If you’ve read this blog often enough, you’re aware that I’m a big fan of Quantcast. I’m also a fan of analytics software / providers and was excited to try out Compete’s new pay-per-usage analytics program. Compete now offers detailed data about websites or verticals – providing:

- Top Keywords, ranked by volume. - Site Share, percentage of all search referrals to a site via that keyword. - Keyword Engagement, index representing average amount of time spent after entering the site via that keyword. 100 represents that term resulted in the most time spent on the site. - Keyword Effectiveness, index that combines the total number of people referred by the keyword and the amount of time those people spent on the site. 100 represents the most effective term.

Conceptually, I love Compete’s model and would be willing to pay for usage… of course assuming that the data is accurate. I was skeptical at first considering that, unlike Quantcast and Google Analytics, Compete doesn’t have the most accurate form of data: embedded tracking on my site.

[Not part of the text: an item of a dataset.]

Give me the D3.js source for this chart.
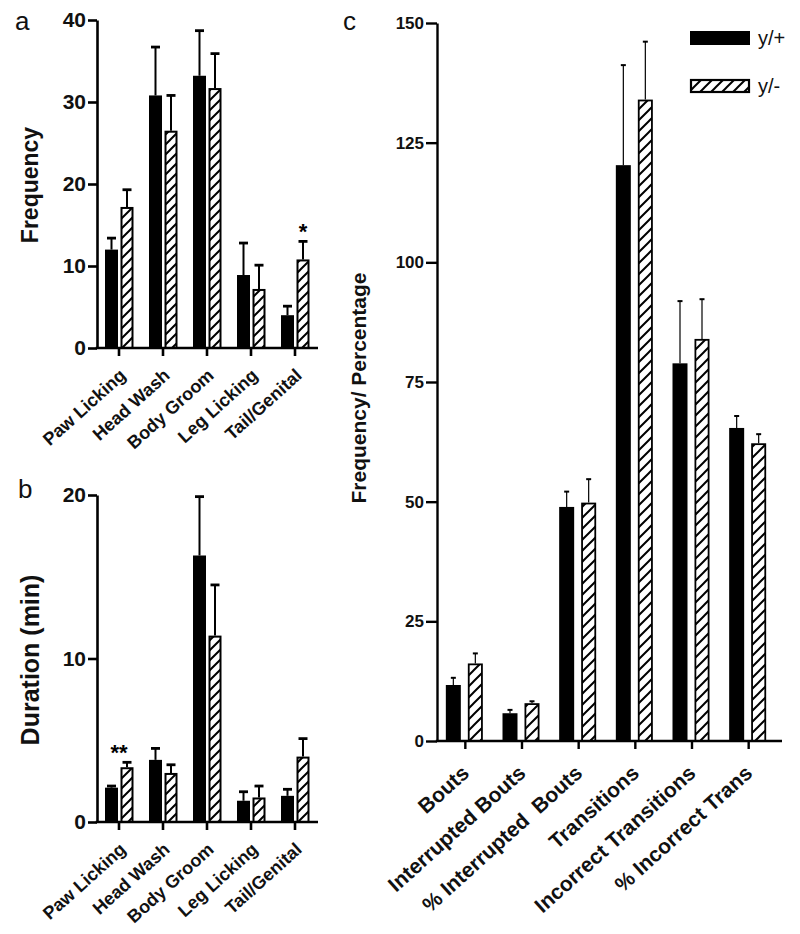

… My hypothesis was right. I pulled data on Techmeme and the results appeared fishy:

#1. Techmeme (12.4% site share, 100% keyword effectiveness)… obviously #2. Fred Wilson Venture (2.6%, 0.14%) #3. Techmeme Mesh (2.5%, 17.5%)… obvious again #4. New coach signature faye wedge shoes slides sandals (2.4%, 3.4%)… wtf? #5. Techmeme.com (0.9%, 3.8%)

Would you pay for data that accurately suggests that your branded keywords are effective? Even more problematic is that the unbranded keywords (what you really want) are clearly way off. Fred Wilson is thematically relevant, but shouldn’t be the #2 keyword by volume (or any other measure) - if it really is a blog, it would be TechCrunch (which represents 8% of Techmeme headlines). The below chart not only shows the bizarre variety of keywords, it shows the problem with including brand-related keywords within such data sets: they represent such a large portion of traffic that the it becomes impossible to compare the remaining data:

I obviously don’t have access to Techmeme’s logs, so just to validate that this data is troublesome, I ran the same report on my blog. The results were better (probably because I have less traffic and data to work with) – but still raised some serious questions. I’ve charted out the top queries below and, for the most part, am impressed with the keyword portfolio (except for bizarre entries like “Ryan Spahn” and “gorilla convict blog”, #3 and #8) - but the keyword volumes are way off.

I applaud Compete for pushing metrics into new, potentially powerful fronts. Unfortunately though, I’m not sure the data supports it yet. Additionally, Quantcast provides the same sort of keyword, audience and demographic data … which better accuracy… and for free. The first rule of thumb with analytics is accuracy is critical. And if you’re charging for that data - it really needs to be accurate.